After Greek approval, the German Bundestag should vote on Thursday and thus provide reassurance for positive votes in all other parliaments.
Merkel used the Frankfurt-based European Central Bank (ECB) to put Greece over a barrel. The ECB cut off additional liquidity for Greek banks, thus placing all of them on the edge of bankruptcy. The bank shutdown caused businesses to close doors as they could no longer rely on banks to pay suppliers.
This is an unorthodox procedure unique to the ECB. In any non-Eurozone country like the US or Britain, the central bank is obliged by law to provide liquidity to failing banks to prevent losses for small depositors or a run on the banking system. Later, it can order an illiquid bank’s closure or force a sale to another bank.
If the new bailout happens, 25 billion euro would go to recapitalize Greece’s devastated banks.
The increasingly bitter divisions within Europe on economic and political matters are likely to make US relations with the EU harder to handle. Washington needs a united voice from its European allies, which could be more challenging to obtain.
Finding a reliable interlocutor will be harder if trust between Germany and France erodes on issues involving European cooperation and increase delays in coming together behind US policies, including on tax cheats, sanctions against Russia and NATO defense budgets.
For some, this rise to hegemony is the natural result of Germany’s economic power but raises demons for others in Europe of the 20th century ambitions of an exorcised Nazi past.
It could also herald the start to an end of the unprecedented Post World War II European project for ever greater economic and political union among Europe’s previously fratricidal enemies.
The deep fissures that emerged during the negotiations between the German-led northern group — including Finland, the Netherlands, Estonia, Lithuania, Slovakia, and Slovenia – and the rest cannot be papered over easily.
“Europe is our creation, not our stepmother,” Italian Prime Minister Matteo Renzi – the third major Eurozone voice — commented. He empathizes with the Greek people’s pain and sought a softer touch with Tsipras.
European unity is already under severe strain from the increasing strength of far-right nationalist politicians, Russia’s intervention in Ukraine, the influx of unwanted refugees and the threat of home-grown Islamic terrorism.

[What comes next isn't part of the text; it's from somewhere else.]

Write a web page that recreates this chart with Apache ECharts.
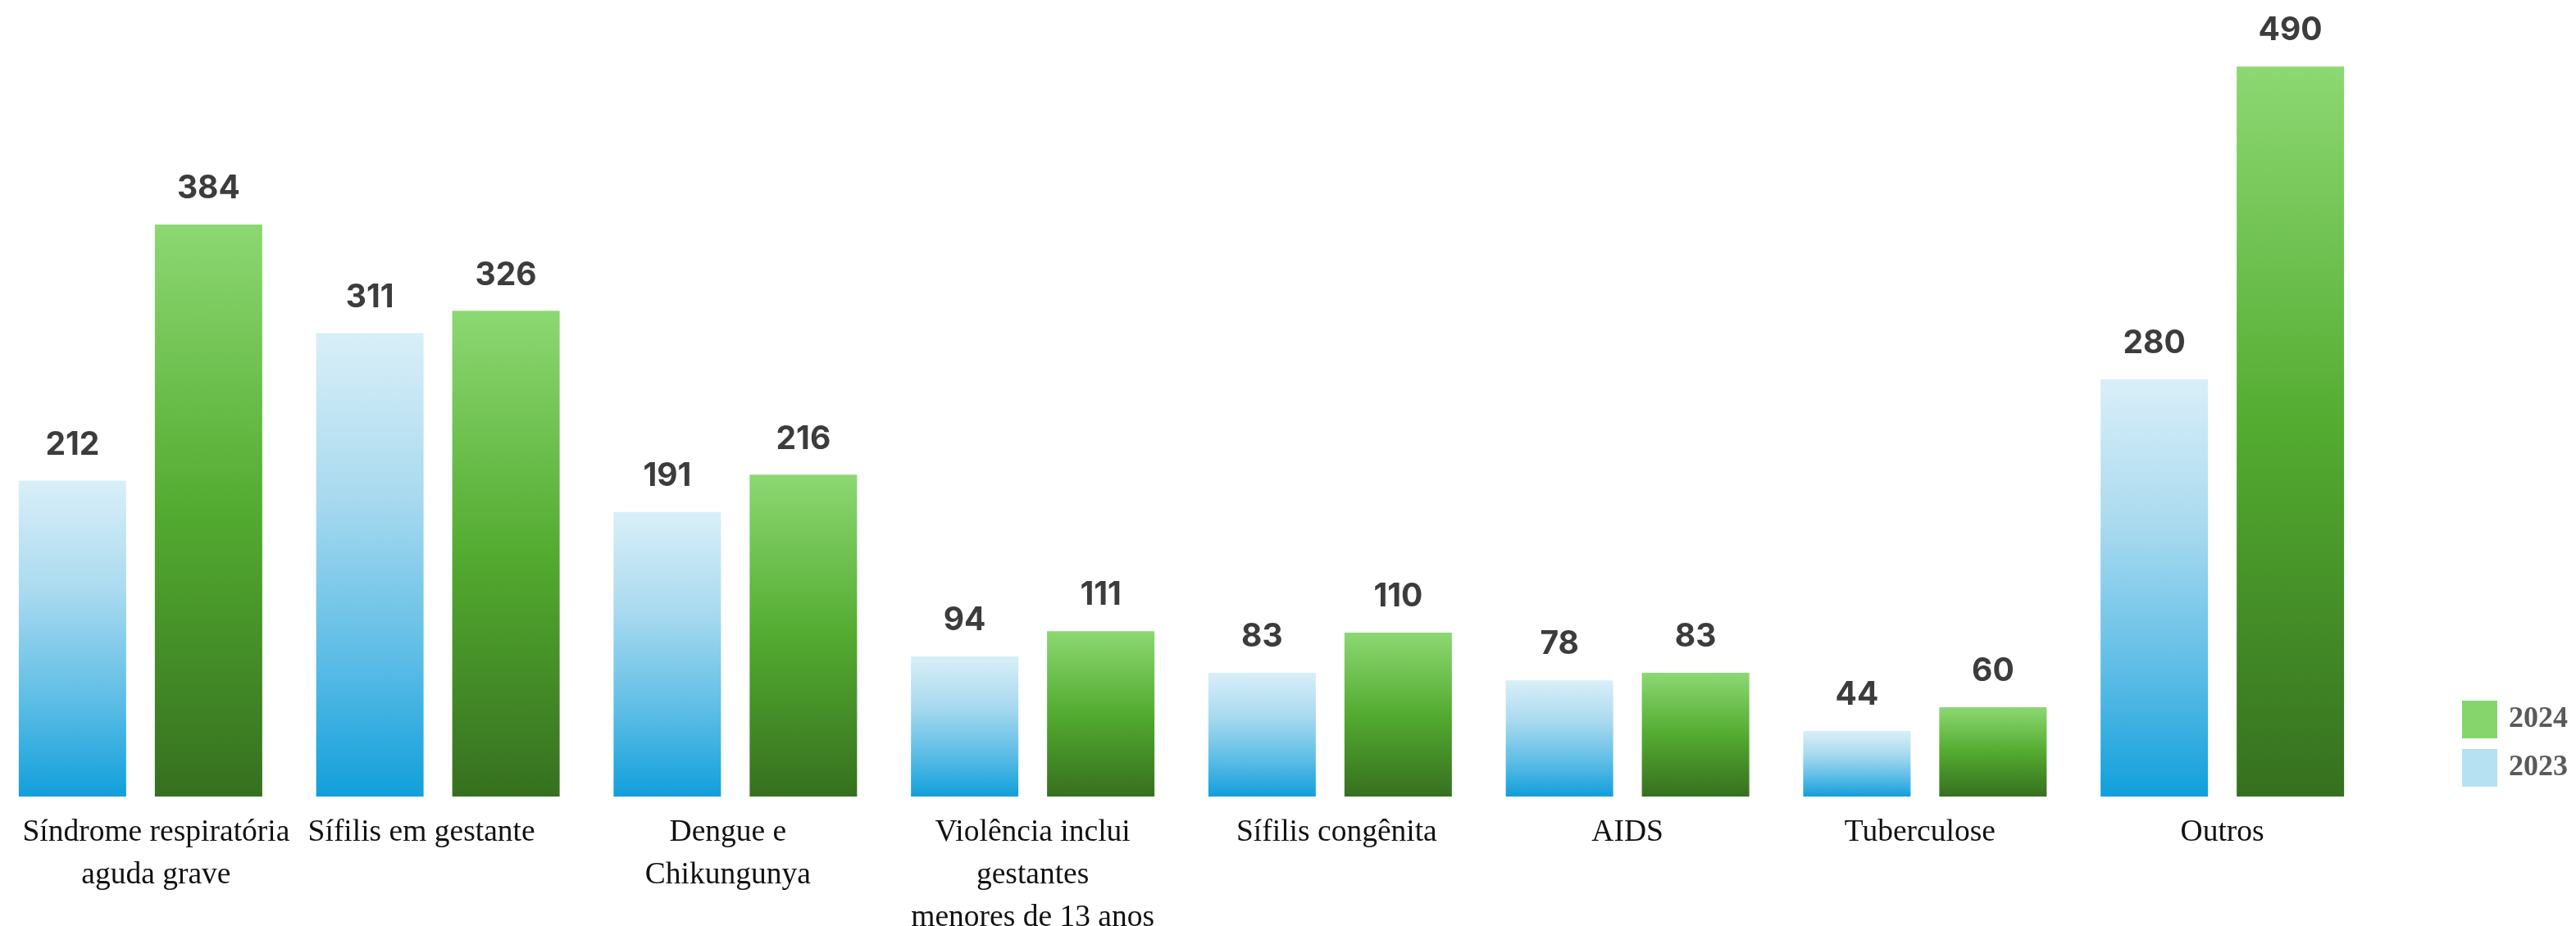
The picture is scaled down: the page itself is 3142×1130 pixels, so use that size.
<!DOCTYPE html>
<html>
<head>
<meta charset="utf-8">
<script src="https://cdn.jsdelivr.net/npm/echarts@6/dist/echarts.min.js"></script>
<style>
html,body{margin:0;padding:0;background:#fff;}
#chart{width:3142px;height:1130px;}
</style>
</head>
<body>
<div id="chart"></div>
<script>
const categories = [
  'Síndrome respiratória\naguda grave',
  'Sífilis em gestante',
  'Dengue e\nChikungunya',
  'Violência inclui\ngestantes\nmenores de 13 anos',
  'Sífilis congênita',
  'AIDS',
  'Tuberculose',
  'Outros'
];
const seriesNames = ['2023', '2024'];
const values2023 = [212, 311, 191, 94, 83, 78, 44, 280];
const values2024 = [384, 326, 216, 111, 110, 83, 60, 490];

// styling (kept separate from data)
const labelShift = [19, -20, -9, 0, 8, 0, -6, 0];

const chart = echarts.init(document.getElementById('chart'));

const xData = categories.map((c, i) => {
  const d = labelShift[i];
  return {
    value: c,
    textStyle: { padding: d >= 0 ? [0, 0, 0, 2 * d] : [0, -2 * d, 0, 0] }
  };
});

const grad2023 = new echarts.graphic.LinearGradient(0, 0, 0, 1, [
  { offset: 0, color: '#d9eff8' },
  { offset: 0.35, color: '#a9daef' },
  { offset: 0.7, color: '#5dbde6' },
  { offset: 1, color: '#119fdb' }
]);
const grad2024 = new echarts.graphic.LinearGradient(0, 0, 0, 1, [
  { offset: 0, color: '#8cd872' },
  { offset: 0.5, color: '#53ab30' },
  { offset: 1, color: '#36701f' }
]);

const valueLabel = {
  show: true,
  position: 'top',
  distance: 24,
  fontFamily: 'Inter',
  fontWeight: 'bold',
  fontSize: 39,
  color: '#3c3c3c'
};

chart.setOption({
  backgroundColor: '#ffffff',
  animation: false,
  grid: { left: -10, right: 250, top: 63, bottom: 158, containLabel: false, outerBoundsMode: 'none' },
  legend: {
    orient: 'vertical',
    left: 2998,
    top: 850,
    itemWidth: 43,
    itemHeight: 46,
    itemGap: 13,
    icon: 'rect',
    data: [
      { name: '2024', itemStyle: { color: '#86d46c' } },
      { name: '2023', itemStyle: { color: '#b6e1f3' } }
    ],
    textStyle: {
      fontFamily: 'Liberation Serif',
      fontWeight: 'bold',
      fontSize: 36,
      color: '#5a5a5a',
      padding: [0, 0, 0, 9]
    }
  },
  xAxis: {
    type: 'category',
    data: xData,
    axisLine: { show: false },
    axisTick: { show: false },
    axisLabel: {
      interval: 0,
      margin: 18,
      fontFamily: 'Liberation Serif',
      fontSize: 37.5,
      lineHeight: 52,
      color: '#111111'
    }
  },
  yAxis: {
    type: 'value',
    min: 0,
    max: 500,
    show: false,
    splitLine: { show: false }
  },
  series: [
    {
      name: seriesNames[0],
      type: 'bar',
      data: values2023,
      barWidth: 131,
      barGap: '26.7%',
      itemStyle: { color: grad2023 },
      label: valueLabel
    },
    {
      name: seriesNames[1],
      type: 'bar',
      data: values2024,
      barWidth: 131,
      barGap: '26.7%',
      itemStyle: { color: grad2024 },
      label: valueLabel
    }
  ]
});
</script>
</body>
</html>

Those strains are among reasons why Britain, the only major non-Eurozone power capable of standing up to Germany, is gearing up for a referendum on leaving the 28-nation EU in 2017.
Retaining Britain will require far greater changes in German policies, including revision of the EU founding treaties, than conserving Greece’s tottering hold in the Eurozone.
If Britain leaves, the Eurozone may slide towards a split between the German-led north and French-led south.
There is some validity to the claim of northern critics that Greeks relied for too long on European tax payers to finance their lifestyles. But the Greek people have paid a heavy price in recent years with unemployment touching 50% in some sectors and a 25% shrinkage in the nation’s economy.
Some experts note that less than 6% of the two previous bailout totaling more than 300 billion euro entered the Greek economy. Most of the money went to service debt owed to foreign banks and governments.
The result of this primacy of creditors was a severe hit on Greek economic growth. For the moment, it seems that primacy will continue and Greeks may stagger for a long while.